We buried my brother Tesha with the games-disk in his hand, his knuckles curled around the rim, now stiff as stone. We'd had to pose him while he was very newly dead, while his fingers could still bend. But we did it. Now he'd have his wish, and never have to let go of his game.

My wish, to never have to let go of my brother, went unfulfilled.

After the funeral I leaned against the games-pole to watch the villagers living out the day the way our family couldn't--the way Tesha couldn't. It was passive-aggressive, I knew: anyone who wanted to play, today of all days, would have to move me. I felt like I was guarding the goal for Tesha. Holding his spot. So what if he'd never come to claim it? That was his job, not mine.

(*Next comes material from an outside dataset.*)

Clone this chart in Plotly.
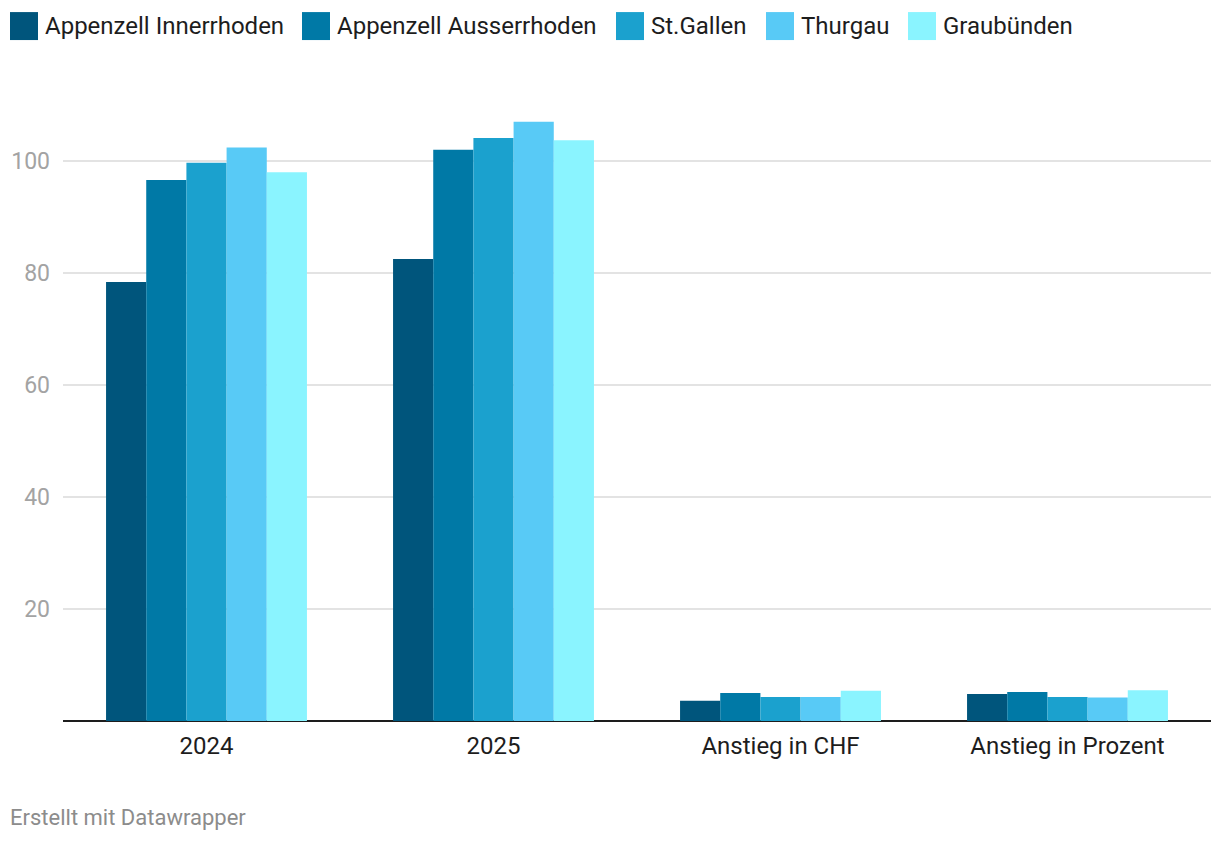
import plotly.graph_objects as go

categories = ["2024", "2025", "Anstieg in CHF", "Anstieg in Prozent"]
series_names = ["Appenzell Innerrhoden", "Appenzell Ausserrhoden", "St.Gallen", "Thurgau", "Graubünden"]
appenzell_innerrhoden = [78.4, 82.5, 3.6, 4.8]
appenzell_ausserrhoden = [96.6, 102.0, 5.0, 5.2]
st_gallen = [99.7, 104.1, 4.3, 4.3]
thurgau = [102.4, 107.0, 4.3, 4.2]
graubuenden = [98.0, 103.7, 5.4, 5.5]
y_tick_vals = [20, 40, 60, 80, 100]

series_values = [appenzell_innerrhoden, appenzell_ausserrhoden, st_gallen, thurgau, graubuenden]
colors = ["#00557c", "#0079a6", "#1ba1ce", "#58caf6", "#8af4ff"]

# page offset (body margin) = 8px
OFF = 8
W, H = 1212, 836
L, T = 63 - OFF, 105 - OFF
PW = 1148
PB = 721.5 - OFF  # plot bottom in figure px
PH = PB - T
R = W - L - PW
B = H - PB

fig = go.Figure()
for name, vals, col in zip(series_names, series_values, colors):
    fig.add_trace(go.Bar(x=categories, y=vals, name=name, marker=dict(color=col, line=dict(width=0)),
                         showlegend=False))

def px(x):
    return (x - OFF - L) / PW

def py(y):
    return (PB - (y - OFF)) / PH

# manual legend (squares + labels), page coordinates
legend_x = [10, 302, 616, 766, 908]
for i, (name, col) in enumerate(zip(series_names, colors)):
    x0 = legend_x[i]
    fig.add_shape(type="rect", xref="paper", yref="paper",
                  x0=px(x0), x1=px(x0 + 28), y0=py(40), y1=py(12),
                  fillcolor=col, line=dict(width=0))
    fig.add_annotation(text=name, xref="paper", yref="paper",
                       x=px(x0 + 33), y=py(26),
                       xanchor="left", yanchor="middle", showarrow=False,
                       font=dict(family="Roboto", size=24, color="#1d1d1d"))

fig.add_annotation(text="Erstellt mit Datawrapper", xref="paper", yref="paper",
                   x=px(8), y=py(818),
                   xanchor="left", yanchor="middle", showarrow=False,
                   font=dict(family="Roboto", size=22, color="#8c8c8c"))

fig.update_layout(
    width=W, height=H,
    barmode="group", bargap=0.3, bargroupgap=0,
    plot_bgcolor="white", paper_bgcolor="white",
    margin=dict(l=L, r=R, t=T, b=B, autoexpand=False),
    font=dict(family="Roboto"),
    xaxis=dict(showgrid=False, showline=False, ticks="", zeroline=False,
               tickfont=dict(size=24, color="#1d1d1d"), ticklabelstandoff=8),
    yaxis=dict(range=[0, 110], tickvals=y_tick_vals, showgrid=True, gridcolor="#e3e3e3",
               gridwidth=1.5, zeroline=True, zerolinecolor="#1d1d1d", zerolinewidth=2,
               tickfont=dict(size=23, color="#a3a3a3"), ticklabelstandoff=12),
)

fig.write_html("out.html")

I just had to stand here.

And stand here I did, even when the Steel City Marauders, who had apparently reserved the field for their practice, showed up and started hurling their discuses my way. 

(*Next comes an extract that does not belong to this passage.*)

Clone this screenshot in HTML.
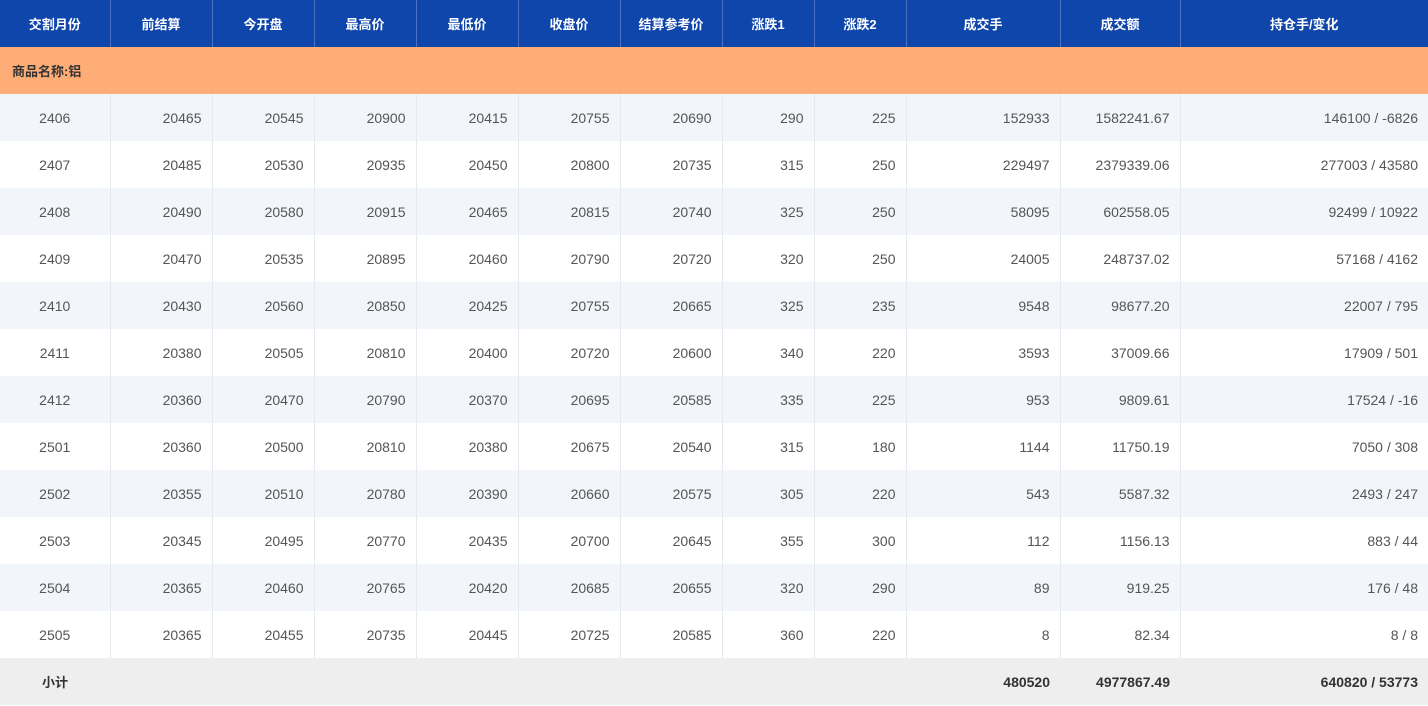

Hey, it could have been worse. They could have been throwing javelins.


Opening: 150.....Continuation: Evil Editor

6 comments:

Evil Editor said...

This is an opening of a work in progress, and may not continue much past this point.

Not sure putting the disk in Tesha's hand is essential unless the funeral is soon after the death, as rigor mortis (depending on various conditions) tends to last 18 to 36 hours.

Tk said...

I like openings that begin in people's heads, and I like this one. However, sometimes there is too much explanation going on. No one in their head calls someone "my brother Tesha" or refers to people as "the villagers" - those are authorial intrusions. I'd really love this all pared down:

We buried Tesha with the games-disk in his hand, his knuckles curled around the rim. Now he'd have his wish, and never have to let go of his game.

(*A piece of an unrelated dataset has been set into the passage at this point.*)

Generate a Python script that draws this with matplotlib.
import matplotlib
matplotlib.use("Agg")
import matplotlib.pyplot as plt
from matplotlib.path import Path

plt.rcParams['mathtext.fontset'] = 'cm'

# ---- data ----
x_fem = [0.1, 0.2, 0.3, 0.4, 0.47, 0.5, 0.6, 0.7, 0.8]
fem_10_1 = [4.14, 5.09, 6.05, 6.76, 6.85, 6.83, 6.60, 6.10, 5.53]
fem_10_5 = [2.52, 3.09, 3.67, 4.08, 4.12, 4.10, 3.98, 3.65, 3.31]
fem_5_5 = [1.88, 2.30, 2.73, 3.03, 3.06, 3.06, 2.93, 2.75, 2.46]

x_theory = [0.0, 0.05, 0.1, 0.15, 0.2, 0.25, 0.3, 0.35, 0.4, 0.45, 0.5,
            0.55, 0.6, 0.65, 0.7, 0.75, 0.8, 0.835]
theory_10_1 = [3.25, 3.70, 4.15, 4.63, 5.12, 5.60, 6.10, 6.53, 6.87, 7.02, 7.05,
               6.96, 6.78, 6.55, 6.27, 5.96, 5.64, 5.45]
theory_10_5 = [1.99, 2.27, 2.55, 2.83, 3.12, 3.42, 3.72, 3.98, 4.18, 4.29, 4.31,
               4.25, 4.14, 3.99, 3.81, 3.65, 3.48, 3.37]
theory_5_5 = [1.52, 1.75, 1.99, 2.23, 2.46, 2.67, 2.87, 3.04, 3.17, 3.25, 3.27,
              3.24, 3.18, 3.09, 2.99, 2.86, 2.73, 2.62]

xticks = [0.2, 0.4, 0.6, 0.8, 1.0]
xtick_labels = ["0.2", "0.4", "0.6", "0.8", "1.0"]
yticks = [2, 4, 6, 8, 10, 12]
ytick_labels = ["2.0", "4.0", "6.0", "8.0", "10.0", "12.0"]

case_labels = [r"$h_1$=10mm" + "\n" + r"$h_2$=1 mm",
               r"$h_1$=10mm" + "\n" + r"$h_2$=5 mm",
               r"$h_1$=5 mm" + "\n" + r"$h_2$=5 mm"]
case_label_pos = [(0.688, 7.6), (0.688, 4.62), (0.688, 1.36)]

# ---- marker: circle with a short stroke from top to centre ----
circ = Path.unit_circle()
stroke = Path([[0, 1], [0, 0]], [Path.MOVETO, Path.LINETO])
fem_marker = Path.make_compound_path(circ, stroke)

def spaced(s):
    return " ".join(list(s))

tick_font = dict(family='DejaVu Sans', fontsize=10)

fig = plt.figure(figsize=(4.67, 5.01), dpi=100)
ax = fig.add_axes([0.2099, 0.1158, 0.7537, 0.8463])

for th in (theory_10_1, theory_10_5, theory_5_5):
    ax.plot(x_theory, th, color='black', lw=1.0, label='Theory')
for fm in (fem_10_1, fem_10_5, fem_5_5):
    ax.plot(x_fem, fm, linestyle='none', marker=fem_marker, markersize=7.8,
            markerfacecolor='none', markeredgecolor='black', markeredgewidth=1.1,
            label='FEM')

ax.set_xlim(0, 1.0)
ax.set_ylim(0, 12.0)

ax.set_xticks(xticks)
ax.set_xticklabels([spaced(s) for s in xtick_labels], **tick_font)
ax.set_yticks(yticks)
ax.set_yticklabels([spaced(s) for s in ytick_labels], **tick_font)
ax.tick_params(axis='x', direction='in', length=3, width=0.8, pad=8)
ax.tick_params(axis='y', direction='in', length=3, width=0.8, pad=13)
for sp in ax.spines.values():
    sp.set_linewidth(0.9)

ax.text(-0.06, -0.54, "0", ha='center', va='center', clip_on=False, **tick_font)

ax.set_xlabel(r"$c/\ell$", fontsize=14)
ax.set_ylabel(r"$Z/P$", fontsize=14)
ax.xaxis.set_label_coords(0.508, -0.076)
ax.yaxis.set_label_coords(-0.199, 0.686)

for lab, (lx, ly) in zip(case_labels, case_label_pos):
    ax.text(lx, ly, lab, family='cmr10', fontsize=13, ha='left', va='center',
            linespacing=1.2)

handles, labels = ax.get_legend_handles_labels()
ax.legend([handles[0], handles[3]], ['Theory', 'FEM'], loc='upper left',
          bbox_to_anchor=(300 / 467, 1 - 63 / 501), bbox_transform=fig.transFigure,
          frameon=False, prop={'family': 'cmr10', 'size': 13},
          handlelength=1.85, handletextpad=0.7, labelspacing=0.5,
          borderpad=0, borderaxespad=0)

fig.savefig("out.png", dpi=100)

I didn't want to let my brother go.

After the funeral I leaned against the games-pole, watching everyone living out the day the way our family couldn't--the way Tesha couldn't. Anyone who wanted to play today would have to move me.

Evil Editor said...

I don't see this as in the narrator's head. The narrator is telling us the story. Perhaps aloud or on paper. After the fact.

Perhaps the last word being "here" rather than "there" gives the impression it's not past tense.

Dave Fragments said...

I like this.
Just reading this and not seeing the rest of the idea, I'd remove "But we did it." from the first paragraph. I don't think it is necessary.

Then I might recast the last four sentences of the third paragraph in line with the rest of the story. I think right now those sentences are too much and might stop the flow from the what follows.

One thing I know about my openings is that once I hit the end of the story and all the plot twists and turns are settled and the point is made, the opening gets tweaked to match all that development. This opening feels good for the start of a story. It might survive the end.

Rachel6 said...

Someday, I want to read the rest of this story....

The continuation made me snicker. :)

BuffySquirrel said...

Although I'm unconvinced that 'My wish, to never have to let go of my brother, went unfulfilled' couldn't be improved, I am sure that 'I didn't want to let my brother go' is not an improvement. 150's line has voice.

I'd move 'stiff as stone' so it applies to Tesha's fingers rather than the rim of the disk. So, "We buried Tesha with his games-disk, his knuckles, now stiff as stone, curled around the rim".

Because you have the detail of the curled knuckles, you don't need to tell us the disk's in his hand.

I'm not sure the high level of self-awareness in the third paragraph works in someone who's grieving. I'd take out the reference to being passive-aggressive. But, overall, I liked this.